The tetrahedron $OABC$ is defined by the vectors $\mathbf a=\vec{OA}, \mathbf b=\vec{OB}, \mathbf c=\vec{OC}$ with $\mathbf a\cdot(\mathbf b\times\mathbf c)>0$. A sphere $T_r$ with radius $r>0$ lies inside the tetrahedron and intersects each of the three faces $OAB, OAC,$ and $OBC$ in exactly one point. Show that the centre $P$ of $T_r$ satisfies $$\vec{OP}=r\frac{|\mathbf b\times \mathbf c|\mathbf a+|\mathbf c\times \mathbf a|\mathbf b+|\mathbf a\times \mathbf b|\mathbf c}{\mathbf a\cdot(\mathbf b\times \mathbf c)}$$.
Some useful things we've done so far:
$(1)$ The distance from a plane $\mathbf x\cdot \mathbf n=d$ is $d$ (assuming I've done that right).
$(2)$ The plane and the sphere $|\mathbf x-\mathbf p|^2=r^2$ intersect at exactly one point if $|\mathbf p\cdot\mathbf n-d|=r$.
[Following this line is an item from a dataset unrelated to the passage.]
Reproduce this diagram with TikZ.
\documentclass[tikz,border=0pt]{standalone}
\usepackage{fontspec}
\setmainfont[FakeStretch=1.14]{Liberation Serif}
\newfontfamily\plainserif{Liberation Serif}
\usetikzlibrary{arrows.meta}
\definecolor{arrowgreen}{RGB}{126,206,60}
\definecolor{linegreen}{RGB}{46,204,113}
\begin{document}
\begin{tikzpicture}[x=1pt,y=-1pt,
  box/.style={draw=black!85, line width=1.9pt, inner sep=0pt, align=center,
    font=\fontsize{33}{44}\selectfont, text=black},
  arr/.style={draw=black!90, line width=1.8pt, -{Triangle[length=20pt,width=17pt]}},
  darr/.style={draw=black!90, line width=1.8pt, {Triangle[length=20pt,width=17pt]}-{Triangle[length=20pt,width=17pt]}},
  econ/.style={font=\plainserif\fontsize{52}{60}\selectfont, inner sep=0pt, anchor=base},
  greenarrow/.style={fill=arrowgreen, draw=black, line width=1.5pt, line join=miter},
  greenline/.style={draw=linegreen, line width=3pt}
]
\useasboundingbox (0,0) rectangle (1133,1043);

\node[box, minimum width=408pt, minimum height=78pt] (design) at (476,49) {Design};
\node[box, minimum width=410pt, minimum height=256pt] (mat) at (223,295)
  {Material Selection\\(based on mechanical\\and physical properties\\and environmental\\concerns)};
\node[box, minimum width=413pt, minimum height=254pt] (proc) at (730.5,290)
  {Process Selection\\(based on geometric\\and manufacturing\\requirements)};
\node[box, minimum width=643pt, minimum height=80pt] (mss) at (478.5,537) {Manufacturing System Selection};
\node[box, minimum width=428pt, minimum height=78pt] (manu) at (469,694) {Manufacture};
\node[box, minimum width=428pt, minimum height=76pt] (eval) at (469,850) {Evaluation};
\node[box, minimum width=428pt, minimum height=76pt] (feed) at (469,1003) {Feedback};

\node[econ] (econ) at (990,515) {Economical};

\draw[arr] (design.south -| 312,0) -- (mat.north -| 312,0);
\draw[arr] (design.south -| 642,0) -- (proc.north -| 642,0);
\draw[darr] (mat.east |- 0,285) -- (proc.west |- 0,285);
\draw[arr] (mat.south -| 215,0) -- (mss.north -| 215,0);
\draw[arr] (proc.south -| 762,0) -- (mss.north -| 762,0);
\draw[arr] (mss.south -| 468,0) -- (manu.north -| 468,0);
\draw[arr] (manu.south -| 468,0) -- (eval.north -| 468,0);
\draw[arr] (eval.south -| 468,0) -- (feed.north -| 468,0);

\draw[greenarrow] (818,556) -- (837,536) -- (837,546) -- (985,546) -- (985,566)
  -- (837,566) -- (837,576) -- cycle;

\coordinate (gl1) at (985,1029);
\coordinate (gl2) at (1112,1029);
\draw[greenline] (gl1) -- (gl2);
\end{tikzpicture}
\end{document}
So for the tetrahedron I considered each face as a plane through $O$ so using the previous result $d=0$ and so $|\mathbf p\cdot\mathbf n|=r$ where $\mathbf p=\vec{OP}$ where $\mathbf n$ could be any of the unit normals to the planes $(\frac{(\mathbf a\times\mathbf b)}{|\mathbf a\times\mathbf b|}, \frac{(\mathbf b\times\mathbf c)}{|\mathbf b\times\mathbf c|}, \frac{(\mathbf c\times\mathbf a)}{|\mathbf c\times\mathbf a|})$
(although I'm not sure I can just say this as what we have previously shown $((2))$ is not a necessary condition).
I can't really progress further other than just jumbling stuff around.
Help is much appreciated, thank you
(Forgive me if this has been asked before)